PORT OF SPAIN, Trinidad and Tobago, Thursday, March 29, 2012 – Despite having a robust domestic agricultural base, rising food prices are driving Trinidad and Tobago’s inflation through the roof.
According to data from the Central Statistical Office, there was a marked acceleration in the inflation rate in February, reflecting a broad-based increase in food prices.
On a year on year basis, food inflation reached 20.2 per cent in February 2012, compared with 14.0 per cent in January. The lingering effects of adverse weather conditions in earlier months on supplies of domestically produced crops continued to be reflected in the prices of vegetables and fruits. At the same time, international price developments appear to have been gradually affecting domestic prices either directly in the case of dairy products or indirectly via higher costs of animal feed.

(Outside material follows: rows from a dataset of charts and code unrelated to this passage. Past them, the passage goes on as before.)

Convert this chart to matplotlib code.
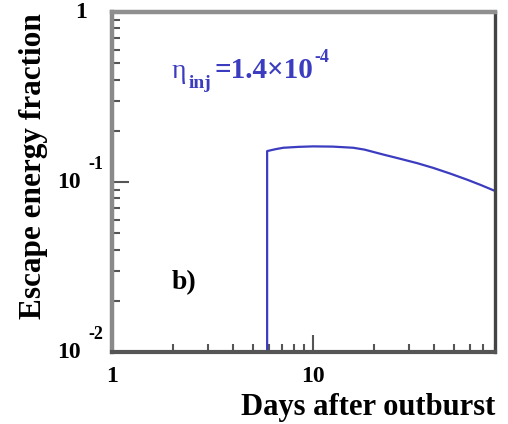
import matplotlib
matplotlib.use("Agg")
import matplotlib.pyplot as plt
from matplotlib.ticker import LogLocator, NullFormatter

# Data
days = [5.9, 5.9, 6.5, 7.1, 8.5, 10, 12.5, 15.8, 18, 22.3, 27, 32.9, 39.5, 48, 58.4, 68, 80]
fraction = [0.009, 0.152, 0.156, 0.159, 0.161, 0.162, 0.1615, 0.159, 0.155, 0.145, 0.137,
            0.129, 0.121, 0.112, 0.103, 0.096, 0.0886]

x_ticks = [1, 10]
x_tick_labels = ["1", "10"]
y_ticks = [1e-2, 1e-1, 1]
y_tick_bases = ["10", "10", "1"]
y_tick_exps = ["-2", "-1", ""]

xlabel = "Days after outburst"
ylabel = "Escape energy fraction"
annot_sym = "η"
annot_sub = "inj"
annot_val = "=1.4×10"
annot_exp = "-4"
panel = "b)"

color = "#3c3cc0"
serif = "Liberation Serif"

fig = plt.figure(figsize=(5.08, 4.24), dpi=100)
ax = fig.add_axes([112/508, 1-352/424, (495-112)/508, (352-12)/424])
ax.set_xscale("log")
ax.set_yscale("log")
ax.set_xlim(1, 80)
ax.set_ylim(1e-2, 1)

ax.plot(days, fraction, color=color, lw=1.6, solid_joinstyle="round")

# Spines
for s, c, w in [("left", "#8a8a8a", 3.2), ("top", "#8f8f8f", 3.2),
                ("bottom", "#555555", 3.0), ("right", "#444444", 2.4)]:
    ax.spines[s].set_color(c)
    ax.spines[s].set_linewidth(w)

ax.xaxis.set_major_locator(LogLocator(base=10, numticks=10))
ax.xaxis.set_minor_locator(LogLocator(base=10, subs=range(2, 10), numticks=20))
ax.yaxis.set_major_locator(LogLocator(base=10, numticks=10))
ax.yaxis.set_minor_locator(LogLocator(base=10, subs=range(2, 10), numticks=20))
ax.xaxis.set_major_formatter(NullFormatter())
ax.xaxis.set_minor_formatter(NullFormatter())
ax.yaxis.set_major_formatter(NullFormatter())
ax.yaxis.set_minor_formatter(NullFormatter())
ax.tick_params(which="both", direction="in", top=False, right=False,
               color="#555555", width=1.5)
ax.tick_params(which="major", length=12)
ax.tick_params(which="minor", length=6)

# X tick labels
for xv, lab in zip(x_ticks, x_tick_labels):
    ax.annotate(lab, xy=(xv, 0), xycoords=("data", "axes fraction"),
                xytext=(0, -18), textcoords="offset points",
                ha="center", va="center", fontsize=17, fontweight="bold",
                family=serif, annotation_clip=False)

# Y tick labels
for yv, base, ex in zip(y_ticks, y_tick_bases, y_tick_exps):
    if ex:
        ax.annotate(base, xy=(0, yv), xycoords=("axes fraction", "data"),
                    xytext=(-22.5, 0), textcoords="offset points",
                    ha="right", va="center", fontsize=17, fontweight="bold",
                    family=serif, annotation_clip=False)
        ax.annotate(ex, xy=(0, yv), xycoords=("axes fraction", "data"),
                    xytext=(-17, 12.5), textcoords="offset points",
                    ha="left", va="center", fontsize=13, fontweight="bold",
                    family=serif, annotation_clip=False)
    else:
        ax.annotate(base, xy=(0, yv), xycoords=("axes fraction", "data"),
                    xytext=(-18, 0), textcoords="offset points",
                    ha="right", va="center", fontsize=17, fontweight="bold",
                    family=serif, annotation_clip=False)

# Axis labels
fig.text(495/508, 1-408/424, xlabel, ha="right", va="center",
         fontsize=22, fontweight="bold", family=serif)
fig.text(34/508, 1-166/424, ylabel, ha="center", va="center", rotation=90,
         fontsize=22.5, fontweight="bold", family=serif)

# Annotations
fig.text(172/508, 1-72/424, annot_sym, ha="left", va="center",
         fontsize=20, family=serif, color=color)
fig.text(189/508, 1-84/424, annot_sub, ha="left", va="center",
         fontsize=14, fontweight="bold", family=serif, color=color)
fig.text(313/508, 1-70/424, annot_val, ha="right", va="center",
         fontsize=21, fontweight="bold", family=serif, color=color)
fig.text(314/508, 1-57/424, annot_exp, ha="left", va="center",
         fontsize=13, fontweight="bold", family=serif, color=color)
fig.text(172/508, 1-283/424, panel, ha="left", va="center",
         fontsize=20, fontweight="bold", family=serif)

fig.savefig("out.png", dpi=100)
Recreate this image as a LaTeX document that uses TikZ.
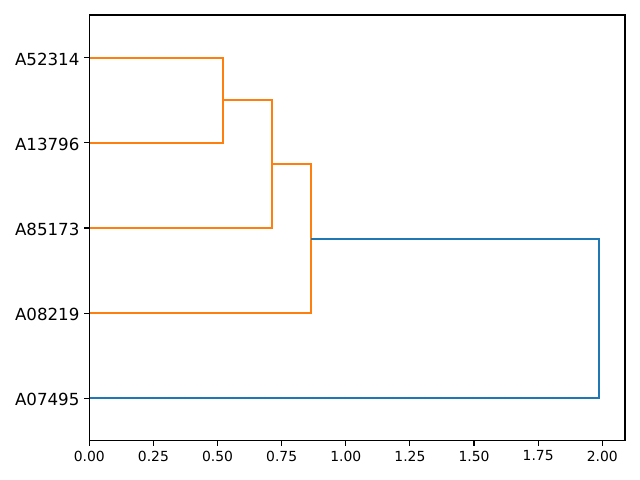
\documentclass[tikz,border=0pt]{standalone}
\usepackage{fontspec}
\setmainfont{DejaVu Sans}
\definecolor{mplorange}{HTML}{FF7F0E}
\definecolor{mplblue}{HTML}{1F77B4}
\begin{document}
\begin{tikzpicture}[x=0.72pt,y=-0.72pt,
  link/.style={line width=1.5pt, line join=miter},
  axisline/.style={line width=0.8pt, line join=miter},
  tickmark/.style={line width=0.8pt},
  leaflabel/.style={anchor=east, inner sep=0pt, font=\fontsize{12}{14}\selectfont},
  ticklabel/.style={anchor=north, inner sep=0pt, font=\fontsize{10}{12}\selectfont}]
\useasboundingbox (0,0) rectangle (640,480);
\fill[white] (0,0) rectangle (640,480);
% leaves on the left axis
\coordinate (L1) at (89.3,57.6);
\coordinate (L2) at (89.3,142.8);
\coordinate (L3) at (89.3,228.0);
\coordinate (L4) at (89.3,313.2);
\coordinate (L5) at (89.3,398.4);
% merge points
\coordinate (m1) at (223,100.2);
\coordinate (m2) at (272,164.1);
\coordinate (m3) at (311,238.65);
\coordinate (m4) at (599,318.5);
% links
\draw[link, mplorange] (L1) -| (m1) |- (L2);
\draw[link, mplorange] (m1) -| (m2) |- (L3);
\draw[link, mplorange] (m2) -| (m3) |- (L4);
\draw[link, mplblue] (m3) -| (m4) |- (L5);
% axes frame
\draw[axisline] (89.3,15) rectangle (625,440.7);
% y ticks and labels
\foreach \n/\lab in {L1/A52314,L2/A13796,L3/A85173,L4/A08219,L5/A07495}{
  \draw[tickmark] (\n) -- ++(-4.9,0);
  \node[leaflabel] (lab\lab) at ([xshift=-9.6*0.72pt,yshift=-1.5*0.72pt]\n) {\lab};
}
% x ticks and labels
\foreach \i/\lab in {0/0.00,1/0.25,2/0.50,3/0.75,4/1.00,5/1.25,6/1.50,7/1.75,8/2.00}{
  \coordinate (xt\i) at ({89.3+\i*64.125},440.7);
  \draw[tickmark] (xt\i) -- ++(0,4.9);
  \node[ticklabel] (xl\i) at ([yshift=-9.8*0.72pt]xt\i) {\lab};
}
\end{tikzpicture}
\end{document}
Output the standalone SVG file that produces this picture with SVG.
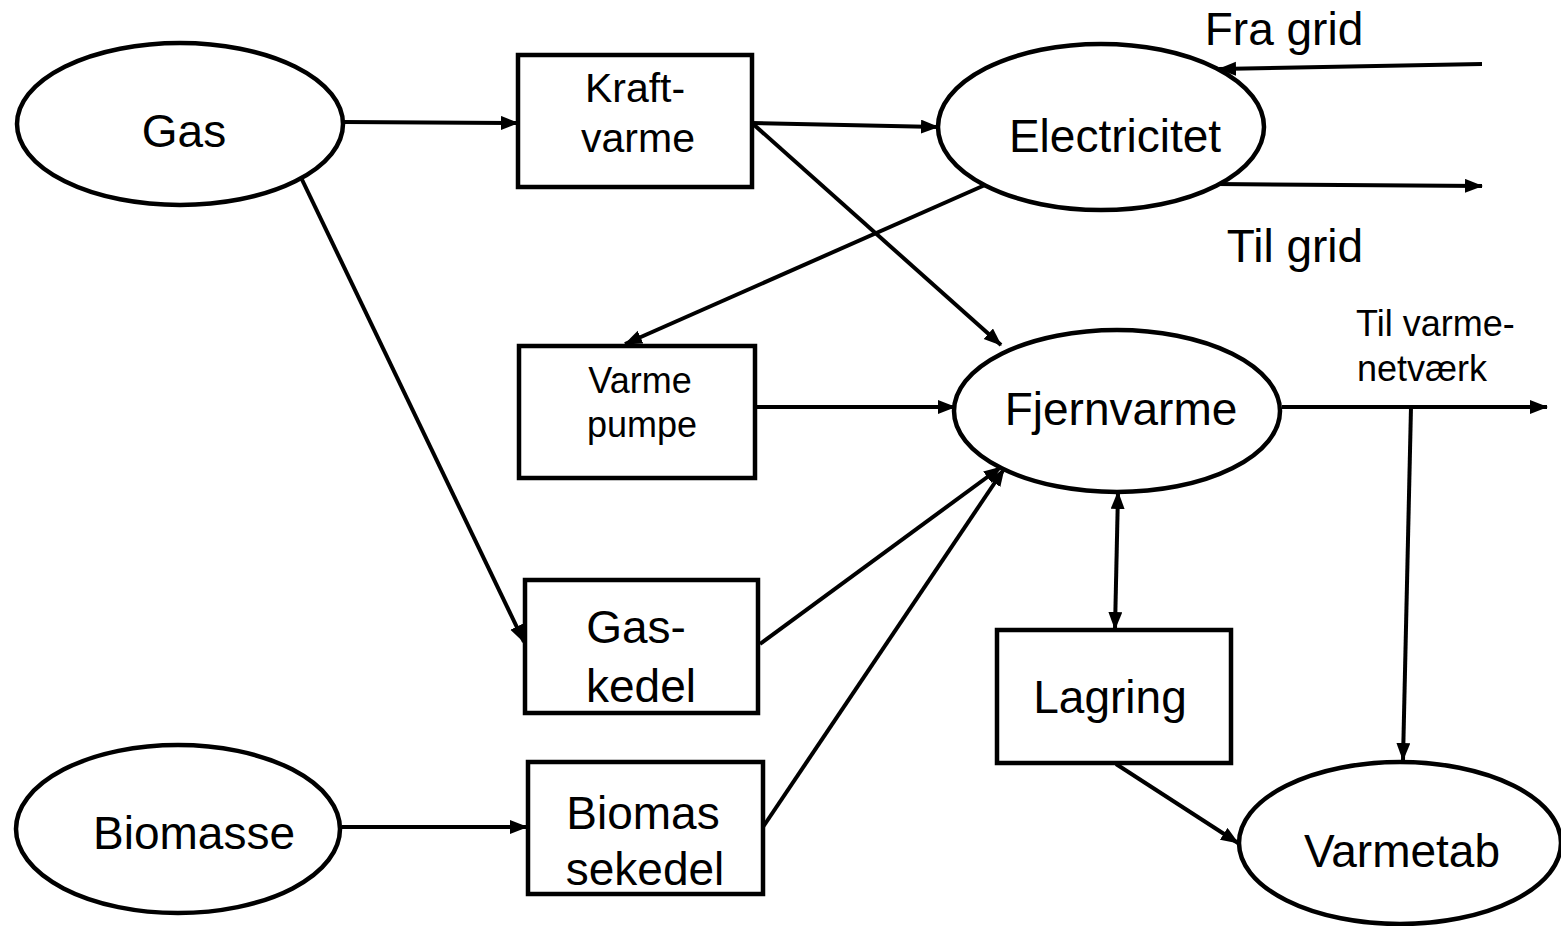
<svg xmlns="http://www.w3.org/2000/svg" width="1561" height="926" viewBox="0 0 1561 926">
<style>
.n{fill:#fff;stroke:#000;stroke-width:4.5}
.t{font-family:"Liberation Sans",Arial,sans-serif;fill:#000;text-anchor:middle}
.c{stroke:#000;stroke-width:4;fill:none}
.a{marker-end:url(#ah)}
</style>
<defs>
<marker id="ah" markerUnits="userSpaceOnUse" markerWidth="19" markerHeight="15" refX="17" refY="7" orient="auto-start-reverse" viewBox="0 0 19 15">
<path d="M0,0 L18,7 L0,14 z" fill="#000"/>
</marker>
</defs>
<rect width="1561" height="926" fill="#fff"/>
<g id="connectors">
<line class="c a" x1="343" y1="122" x2="518" y2="123"/>
<line class="c a" x1="752" y1="123" x2="938" y2="127"/>
<line class="c a" x1="752" y1="123" x2="1001" y2="345"/>
<line class="c a" x1="985" y1="185" x2="625" y2="344"/>
<line class="c a" x1="1482" y1="64" x2="1219" y2="69"/>
<line class="c a" x1="1216" y1="184" x2="1482" y2="186"/>
<line class="c a" x1="755" y1="407" x2="955" y2="407"/>
<line class="c a" x1="1282" y1="407" x2="1547" y2="407"/>
<line class="c a" x1="1411" y1="407" x2="1403" y2="760"/>
<line class="c a" x1="295" y1="165" x2="524" y2="642"/>
<line class="c a" x1="760" y1="644" x2="1001" y2="467"/>
<line class="c a" x1="763" y1="827" x2="1004" y2="469"/>
<line class="c a" x1="342" y1="827" x2="527" y2="827"/>
<line class="c a" x1="1118" y1="492" x2="1115" y2="629" style="marker-start:url(#ah)"/>
<line class="c a" x1="1116" y1="764" x2="1238" y2="843"/>
</g>
<g id="gas"><ellipse class="n" cx="180" cy="124" rx="163" ry="81"/><text class="t" x="184" y="147" font-size="46">Gas</text></g>
<g id="kraftvarme"><rect class="n" x="518" y="55" width="234" height="132"/><text class="t" x="635" y="102" font-size="41">Kraft-</text><text class="t" x="638" y="152" font-size="41">varme</text></g>
<g id="electricitet"><ellipse class="n" cx="1101" cy="127" rx="163" ry="83"/><text class="t" x="1115" y="152" font-size="46">Electricitet</text></g>
<g id="fra-grid"><text class="t" x="1284" y="45" font-size="46">Fra grid</text></g>
<g id="til-grid"><text class="t" x="1295" y="262" font-size="46">Til grid</text></g>
<g id="varmepumpe"><rect class="n" x="519" y="346" width="236" height="132"/><text class="t" x="640" y="393" font-size="36">Varme</text><text class="t" x="642" y="437" font-size="36">pumpe</text></g>
<g id="fjernvarme"><ellipse class="n" cx="1117" cy="411" rx="163" ry="81"/><text class="t" x="1121" y="425" font-size="46">Fjernvarme</text></g>
<g id="til-varmenetvaerk"><text x="1356" y="336" font-size="36" font-family="Liberation Sans, Arial, sans-serif">Til varme-</text><text x="1357" y="381" font-size="36" font-family="Liberation Sans, Arial, sans-serif">netværk</text></g>
<g id="gaskedel"><rect class="n" x="525" y="580" width="233" height="133"/><text class="t" x="636" y="643" font-size="46">Gas-</text><text class="t" x="641" y="702" font-size="46">kedel</text></g>
<g id="lagring"><rect class="n" x="997" y="630" width="234" height="133"/><text class="t" x="1110" y="713" font-size="46">Lagring</text></g>
<g id="biomasse"><ellipse class="n" cx="178" cy="829" rx="162" ry="84"/><text class="t" x="194" y="849" font-size="46">Biomasse</text></g>
<g id="biomassekedel"><rect class="n" x="528" y="762" width="235" height="132"/><text class="t" x="643" y="829" font-size="46">Biomas</text><text class="t" x="645" y="885" font-size="46">sekedel</text></g>
<g id="varmetab"><ellipse class="n" cx="1400" cy="843" rx="161" ry="81"/><text class="t" x="1402" y="867" font-size="46">Varmetab</text></g>
</svg>
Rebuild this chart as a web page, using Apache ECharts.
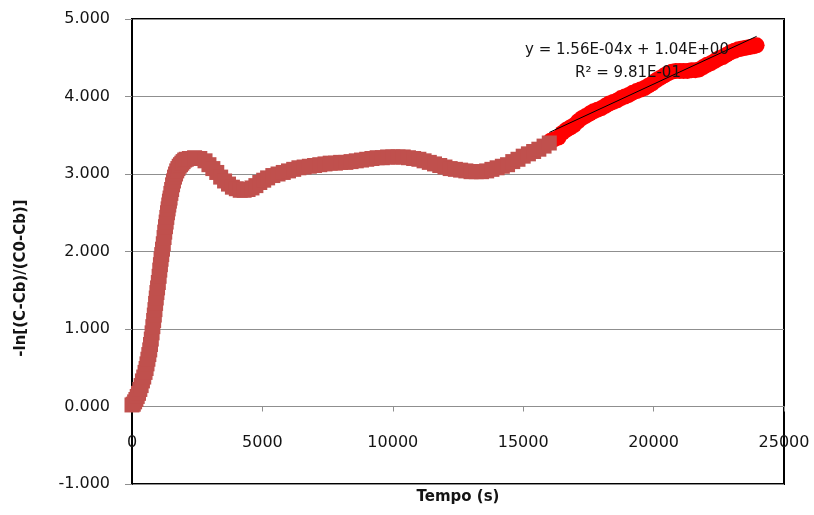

As a consequence, in February, the 12 month increase in the price of fruit was 53.9 per cent, vegetables 24.5 per cent, milk, cheese and eggs 8.6 per cent, and meat 6.9 per cent. Reported reductions in fish catches also contributed to the 13.6 per cent rise in the selling price of fish.
The data show that, so far, prices of other goods and services have not generally mirrored the movements in food prices. There was a slight decline in the 12-month rate of increase in the sub-indices for clothing and footwear and for alcoholic beverages and tobacco in February 2.8 and 2.2 per cent, respectively, relative to January (3.2 and 2.5 per cent, respectively.
The recovery in private sector credit continued into January 2012, albeit at a slightly, slower pace. On a year on year basis, credit granted by the consolidated financial system to the private sector grew by 3.4 per cent in January, following an increase of 3.7 per cent in December 2011.
As regards the major categories of lending, the recorded 12-month increase in January was 8.7 per cent for real estate mortgage lending, 5.7 per cent for business credit, and 2.5 per cent for consumer credit.
According to the central bank, lower interest rates and more active marketing by banks geared to sustaining their loan portfolios contributed to the buoyancy in private sector credit.
Despite some expansion in credit, liquidity in the domestic financial system remained very high.
Commercial bank balances at the central bank in excess of required levels averaged just over TT$5.1 billion in February 2012, peaking at over TT$6.5 billion in early March. The rise in liquidity levels was due in part to net domestic fiscal injections, which reached approximately TT$3 billion in the period February to mid-March.
In an effort to absorb some of this liquidity, the central bank withdrew TT$1.5 billion through voluntary deposits by the commercial banks on March 16, 2012. The bank announced that it would be employing additional liquidity absorption measures over the next few months to contain excess liquidity levels.